燦然たる存在

CONTEXT for ALTERNATE ENDINGS

ALTERNATE ENDINGS』 と合わせての鑑賞をおすすめするビデオを紹介します。

Visual AIDSが2015年のDay With(out) Artで発表したこの作品『RADIANT PRESENCE』です。HIV/エイズをもつアーティストによる作品の莫大なデータベースArtist + Registryから、9人のアーティスト、アクティビスト、キュレーターが選んだ作品とともに、現在のHIV/エイズに関する統計や衝撃的な事実が織り込まれています。

 

これまでに3900万人がエイズ関連の病で亡くなっている。

今日 HIVとともに生きる人の数は 世界で3600万人。

HIVと生きる人のうち その41%だけが治療を受けることができている。

アメリカでは HIVの治療費は年間 36,000ドルにおよぶこともある。

HIVと生きる人の半数は50歳以上。2020年にこの数は70%に達する。

2010年、24歳以下のHIVをもつ若者の半数は、自らが陽性であることを知らなかった。

アメリカで 白人以外の女性におけるHIV感染の可能性は白人女性の20倍である。

アメリカでもっとも急速にHIV陽性者が増えている層はトランスジェンダーの女性である。

過去にHIV陽性者が、同意上のセックス、嚙みつく、唾をはいたという行為を理由に、アメリカの36州で起訴されている。

2015年、他者にHIVの「罪なる暴露をした」と23歳のマイケル・ジョンソンに懲役30年が科された。

HIVを罪にすることはリスクや被害のはなしではない。スティグマの問題だ。

エイズは終わらせられる

RADIANT PRESENCEは2015年12月1日にウェブ上で公開され、その3日後にニューヨークを中心に数ヶ所で投影されました。本作は1990年に制作されたスライドショー『Electric Blanket』にインスパイアされており、Electric Blanketも当時、ニューヨークのクーパー・ユニオン(大学)で投影されたことに由来しています。ナン・ゴールディンやピーター・ヒュージャー、アレン・フレームなどの写真200点とエイズに関するテキスト、データ、スローガンから構成され、日本でも1994年に行われたエイズ国際会議に合わせて横浜で投影されたそうです。

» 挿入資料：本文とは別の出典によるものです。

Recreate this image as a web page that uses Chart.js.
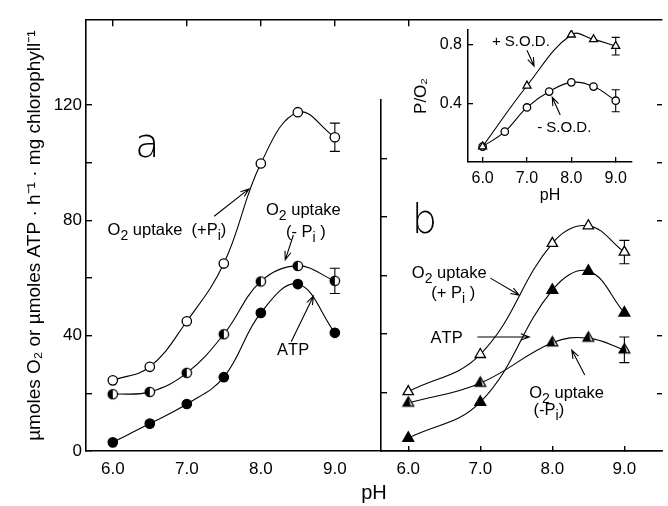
<!DOCTYPE html>
<html>
<head>
<meta charset="utf-8">
<script src="https://cdn.jsdelivr.net/npm/chart.js@4.4.1/dist/chart.umd.min.js"></script>
<style>
  html, body { margin: 0; padding: 0; background: #fff; }
  #wrap { position: relative; width: 668px; height: 506px; overflow: hidden; }
  #wrap > div { position: absolute; }
</style>
</head>
<body>
<div id="wrap">
  <div style="left:0;top:0;width:668px;height:506px"><canvas id="chartA"></canvas></div>
  <div style="left:361px;top:0;width:307px;height:506px"><canvas id="chartB"></canvas></div>
  <div style="left:400px;top:0;width:250px;height:210px"><canvas id="chartC"></canvas></div>
</div>
<script>
// panel a
var phA = [6.0, 6.5, 7.0, 7.5, 8.0, 8.5, 9.0];
var o2PlusPiA = [24.5, 29.2, 45, 65, 99.7, 117.5, 108.8];
var o2MinusPiA = [19.7, 20.5, 27.1, 40.5, 58.8, 64.2, 59];
var atpA = [3, 9.5, 16.3, 25.6, 47.9, 57.9, 41];
var errPlusPiA = [0, 0, 0, 0, 0, 0, 4.9];
var errMinusPiA = [0, 0, 0, 0, 0, 0, 4.4];

// panel b
var phB = [6.0, 7.0, 8.0, 8.5, 9.0];
var o2PlusPiB = [20.3, 33, 71, 77, 68];
var atpB = [4.4, 16.7, 55, 61.5, 47.2];
var o2MinusPiB = [16.4, 23.2, 37, 38.6, 34.6];
var errPlusPiB = [0, 0, 0, 0, 4];
var errMinusPiB = [0, 0, 0, 0, 4.4];

// inset P/O2
var phPlusSod = [6.0, 7.0, 8.0, 8.5, 9.0];
var poPlusSod = [0.105, 0.52, 0.868, 0.836, 0.79];
var errPlusSod = [0, 0, 0, 0, 0.06];
var phMinusSod = [6.0, 6.5, 7.0, 7.5, 8.0, 8.5, 9.0];
var poMinusSod = [0.105, 0.207, 0.372, 0.48, 0.543, 0.514, 0.418];
var errMinusSod = [0, 0, 0, 0, 0, 0, 0.075];

// ticks
var xTicks = [6, 7, 8, 9];
var topTicksA = [6, 7, 8, 9, 10];
var yTicksA = [0, 20, 40, 60, 80, 100, 120];
var yLabelsA = [0, 40, 80, 120];
var yRightTicks = [20, 40, 80, 100, 120];
var yTicksB = [20, 40, 60, 80, 100];
var yTicksInset = [0.4, 0.8];

var FONT = "'Liberation Sans', Arial, sans-serif";
var LETTER_FONT = "'DejaVu Sans', 'Liberation Sans', sans-serif";
Chart.defaults.font.family = FONT;
Chart.defaults.color = '#000';

function pts(xs, ys) { return xs.map(function (x, i) { return { x: x, y: ys[i] }; }); }

function halfCircle(r) {
  var s = Math.ceil(2 * r + 4), m = s / 2;
  var c = document.createElement('canvas'); c.width = c.height = s;
  var g = c.getContext('2d');
  g.beginPath(); g.arc(m, m, r, 0, 2 * Math.PI); g.fillStyle = '#fff'; g.fill();
  g.beginPath(); g.arc(m, m, r, Math.PI / 2, 3 * Math.PI / 2); g.closePath(); g.fillStyle = '#000'; g.fill();
  g.beginPath(); g.arc(m, m, r, 0, 2 * Math.PI); g.lineWidth = 1.3; g.strokeStyle = '#000'; g.stroke();
  return c;
}
function halfTriangle(r) {
  var s = Math.ceil(2 * r + 4), m = s / 2;
  var c = document.createElement('canvas'); c.width = c.height = s;
  var g = c.getContext('2d');
  var top = [m, m - r], bl = [m - 0.866 * r, m + 0.5 * r], br = [m + 0.866 * r, m + 0.5 * r];
  g.beginPath(); g.moveTo(top[0], top[1]); g.lineTo(bl[0], bl[1]); g.lineTo(br[0], br[1]); g.closePath();
  g.fillStyle = '#fff'; g.fill();
  g.beginPath(); g.moveTo(top[0], top[1]); g.lineTo(bl[0], bl[1]); g.lineTo(m + 0.4 * r, bl[1]); g.closePath();
  g.fillStyle = '#000'; g.fill();
  g.beginPath(); g.moveTo(top[0], top[1]); g.lineTo(bl[0], bl[1]); g.lineTo(br[0], br[1]); g.closePath();
  g.lineWidth = 1.3; g.strokeStyle = '#000'; g.stroke();
  return c;
}

function series(xs, ys, style, fill, r, errs) {
  return {
    data: pts(xs, ys), errors: errs,
    borderColor: '#000', borderWidth: 1.1, tension: 0.4, fill: false,
    pointStyle: style, pointRadius: r, pointBackgroundColor: fill,
    pointBorderColor: '#000', pointBorderWidth: 1.3
  };
}

// draws "O_2" style text: "_" makes next char a subscript
function richText(ctx, str, x, y, size, family, weight) {
  var cx = x, i = 0;
  var w = weight ? weight + ' ' : '';
  while (i < str.length) {
    var ch = str[i];
    if (ch === '_' && i + 1 < str.length) {
      ctx.font = w + Math.round(size * 0.85) + 'px ' + family;
      ctx.fillText(str[i + 1], cx, y + size * 0.3);
      cx += ctx.measureText(str[i + 1]).width;
      i += 2;
    } else {
      ctx.font = w + size + 'px ' + family;
      ctx.fillText(ch, cx, y);
      cx += ctx.measureText(ch).width;
      i += 1;
    }
  }
}

function notesPlugin(texts, arrows, capW) {
  return {
    id: 'notes',
    beforeDatasetsDraw: function (chart) {
      var ctx = chart.ctx, ys = chart.scales.y;
      ctx.save();
      ctx.strokeStyle = '#000'; ctx.lineWidth = 1.1;
      chart.data.datasets.forEach(function (ds, di) {
        if (!ds.errors) return;
        var meta = chart.getDatasetMeta(di);
        ds.errors.forEach(function (e, j) {
          if (!e) return;
          var px = meta.data[j].x, v = ds.data[j].y;
          var y1 = ys.getPixelForValue(v + e), y2 = ys.getPixelForValue(v - e);
          ctx.beginPath();
          ctx.moveTo(px, y1); ctx.lineTo(px, y2);
          ctx.moveTo(px - capW, y1); ctx.lineTo(px + capW, y1);
          ctx.moveTo(px - capW, y2); ctx.lineTo(px + capW, y2);
          ctx.stroke();
        });
      });
      ctx.restore();
    },
    afterDatasetsDraw: function (chart) {
      var ctx = chart.ctx, xs = chart.scales.x, ys = chart.scales.y;
      ctx.save();
      ctx.fillStyle = '#000'; ctx.strokeStyle = '#000'; ctx.lineWidth = 1.1;
      ctx.textBaseline = 'alphabetic'; ctx.textAlign = 'left';
      texts.forEach(function (t) {
        var px = xs.getPixelForValue(t[0]), py = ys.getPixelForValue(t[1]);
        if (t[4]) richText(ctx, t[2], px, py + t[3] * 0.28, t[3], LETTER_FONT, '200');
        else richText(ctx, t[2], px, py + t[3] * 0.36, t[3], FONT);
      });
      arrows.forEach(function (a) {
        var x1 = xs.getPixelForValue(a[0]), y1 = ys.getPixelForValue(a[1]);
        var x2 = xs.getPixelForValue(a[2]), y2 = ys.getPixelForValue(a[3]);
        var ang = Math.atan2(y2 - y1, x2 - x1), h = 9, w = 0.35;
        ctx.beginPath();
        ctx.moveTo(x1, y1); ctx.lineTo(x2, y2);
        ctx.moveTo(x2 - h * Math.cos(ang - w), y2 - h * Math.sin(ang - w));
        ctx.lineTo(x2, y2);
        ctx.lineTo(x2 - h * Math.cos(ang + w), y2 - h * Math.sin(ang + w));
        ctx.stroke();
      });
      ctx.restore();
    }
  };
}

function fixedTicks(list) { return function (s) { s.ticks = list.map(function (v) { return { value: v }; }); }; }
function one(v) { return v.toFixed(1); }

var base = {
  responsive: true, maintainAspectRatio: false, animation: false,
  plugins: { legend: { display: false }, tooltip: { enabled: false } }
};
function opts(extra) { return Object.assign({}, base, extra); }

// ---------- panel a (also draws the outer frame) ----------
var xMinA = 5.638, xMaxA = 13.42, yMaxA = 149.4;
new Chart(document.getElementById('chartA'), {
  type: 'line',
  data: { datasets: [
    series(phA, o2PlusPiA, 'circle', '#fff', 4.7, errPlusPiA),
    series(phA, o2MinusPiA, halfCircle(4.7), '#fff', 4.7, errMinusPiA),
    series(phA, atpA, 'circle', '#000', 4.7, null)
  ] },
  options: opts({
    layout: { padding: { top: 14, right: 0, left: 0, bottom: 0 } },
    scales: {
      x: {
        type: 'linear', position: 'bottom', min: xMinA, max: xMaxA,
        afterBuildTicks: fixedTicks(xTicks), afterFit: function (s) { s.height = 55; },
        grid: { drawOnChartArea: false, drawTicks: false },
        border: { color: '#000', width: 1.6 },
        ticks: { font: { size: 17 }, padding: 8, autoSkip: false, maxRotation: 0, callback: one },
        title: { display: true, text: 'pH', font: { size: 20 }, padding: { top: 1, bottom: 1 } }
      },
      xTop: {
        type: 'linear', position: 'top', min: xMinA, max: xMaxA,
        afterBuildTicks: fixedTicks(topTicksA), afterFit: function (s) { s.height = 0; },
        grid: { drawOnChartArea: false, tickLength: -6, color: '#000', lineWidth: 1.4 },
        border: { color: '#000', width: 1.6 },
        ticks: { display: false }
      },
      y: {
        type: 'linear', position: 'left', min: 0, max: yMaxA,
        afterBuildTicks: fixedTicks(yTicksA), afterFit: function (s) { s.width = 86; },
        grid: { drawOnChartArea: false, tickLength: -6, color: '#000', lineWidth: 1.4 },
        border: { color: '#000', width: 1.6 },
        ticks: { font: { size: 17 }, padding: 10, callback: function (v) { return yLabelsA.indexOf(v) >= 0 ? String(v) : ''; } },
        title: { display: true, text: 'µmoles O₂ or µmoles ATP · h⁻¹ · mg chlorophyll⁻¹', font: { size: 19 }, padding: { top: 23, bottom: 23 } }
      },
      yRight: {
        type: 'linear', position: 'right', min: 0, max: yMaxA,
        afterBuildTicks: fixedTicks(yRightTicks), afterFit: function (s) { s.width = 1; },
        grid: { drawOnChartArea: false, tickLength: -5, color: '#000', lineWidth: 1.4 },
        border: { display: false },
        ticks: { display: false }
      }
    }
  }),
  plugins: [notesPlugin(
    [
      [6.3, 106, 'a', 40, true],
      [5.93, 76.9, 'O_2 uptake  (+P_i)', 16.5],
      [8.07, 83.8, 'O_2 uptake', 16.5],
      [8.34, 76.2, '(- P_i )', 16.5],
      [8.22, 35.2, 'ATP', 16.5]
    ],
    [
      [7.37, 81.4, 7.84, 90.9],
      [8.44, 74.9, 8.33, 66.3],
      [8.41, 37.9, 8.71, 53.7]
    ], 5)]
});

// ---------- panel b ----------
new Chart(document.getElementById('chartB'), {
  type: 'line',
  data: { datasets: [
    series(phB, o2PlusPiB, 'triangle', '#fff', 6, errPlusPiB),
    series(phB, atpB, 'triangle', '#000', 6.3, null),
    series(phB, o2MinusPiB, halfTriangle(6.2), '#fff', 6, errMinusPiB)
  ] },
  options: opts({
    layout: { padding: { top: 100, right: 0, left: 0, bottom: 0 } },
    scales: {
      x: {
        type: 'linear', min: 5.6216, max: 9.5,
        afterBuildTicks: fixedTicks(xTicks), afterFit: function (s) { s.height = 55; },
        grid: { drawOnChartArea: false, tickLength: -5, color: '#000', lineWidth: 1.4 },
        border: { color: '#000', width: 1.6 },
        ticks: { font: { size: 17 }, padding: 13, autoSkip: false, maxRotation: 0, callback: one }
      },
      y: {
        type: 'linear', min: 0, max: 120,
        afterBuildTicks: fixedTicks(yTicksB), afterFit: function (s) { s.width = 20; },
        grid: { drawOnChartArea: false, tickLength: -6, color: '#000', lineWidth: 1.4 },
        border: { color: '#000', width: 1.6 },
        ticks: { display: false }
      }
    }
  }),
  plugins: [notesPlugin(
    [
      [6.05, 78.3, 'b', 40, true],
      [6.05, 61.2, 'O_2 uptake', 16.5],
      [6.32, 54.4, '(+ P_i )', 16.5],
      [6.31, 39, 'ATP', 16.5],
      [7.68, 20.2, 'O_2 uptake', 16.5],
      [7.74, 14.4, '(-P_i)', 16.5]
    ],
    [
      [7.14, 59.1, 7.54, 53.3],
      [6.96, 39, 7.68, 39],
      [8.45, 26, 8.27, 34.5]
    ], 5)]
});

// ---------- inset ----------
new Chart(document.getElementById('chartC'), {
  type: 'line',
  data: { datasets: [
    series(phPlusSod, poPlusSod, 'triangle', '#fff', 4.6, errPlusSod),
    series(phMinusSod, poMinusSod, 'circle', '#fff', 3.7, errMinusSod)
  ] },
  options: opts({
    layout: { padding: { top: 30, right: 18, left: 0, bottom: 0 } },
    scales: {
      x: {
        type: 'linear', min: 5.671, max: 9.367,
        afterBuildTicks: fixedTicks(xTicks), afterFit: function (s) { s.height = 48; },
        grid: { drawOnChartArea: false, tickLength: -5, color: '#000', lineWidth: 1.3 },
        border: { color: '#000', width: 1.5 },
        ticks: { font: { size: 16 }, padding: 12, autoSkip: false, maxRotation: 0, callback: one },
        title: { display: true, text: 'pH', font: { size: 16 }, padding: { top: 5, bottom: 5 } }
      },
      y: {
        type: 'linear', min: 0, max: 0.9,
        afterBuildTicks: fixedTicks(yTicksInset), afterFit: function (s) { s.width = 68; },
        grid: { drawOnChartArea: false, tickLength: -5, color: '#000', lineWidth: 1.3 },
        border: { color: '#000', width: 1.5 },
        ticks: { font: { size: 16 }, padding: 11, callback: one },
        title: { display: true, text: 'P/O₂', font: { size: 17 }, padding: { top: 11, bottom: 11 } }
      }
    }
  }),
  plugins: [notesPlugin(
    [
      [6.21, 0.83, '+ S.O.D.', 15],
      [7.23, 0.238, '- S.O.D.', 15]
    ],
    [
      [7.0, 0.762, 7.16, 0.654],
      [7.75, 0.32, 7.57, 0.442]
    ], 4)]
});
</script>
</body>
</html>
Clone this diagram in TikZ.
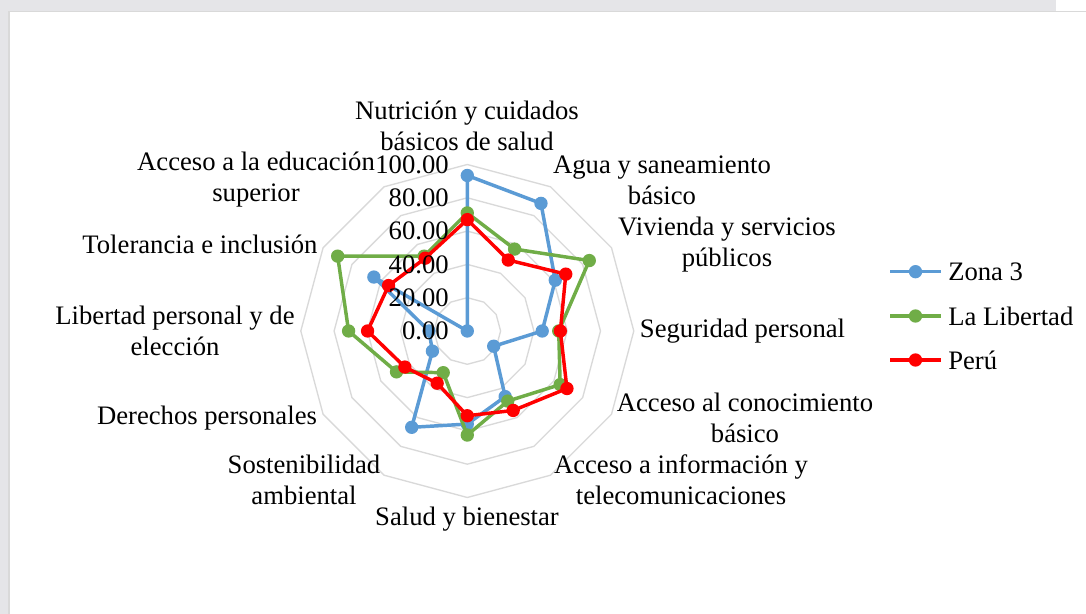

マイアミやサンフランシスコのカストロ・シアターに加えて、下のビデオでは2015年にRADIANT PRESENCEがニューヨークで投影されたときの様子が記録されています。グッゲンハイム美術館、メトロポリタン美術館、そして、東海岸で最もエイズ患者が入院していたセント・ビンセント病院(現在は外壁を一部残しつつ同地に高級マンションが建設中)の外壁に様々な真実が眩しく映されています。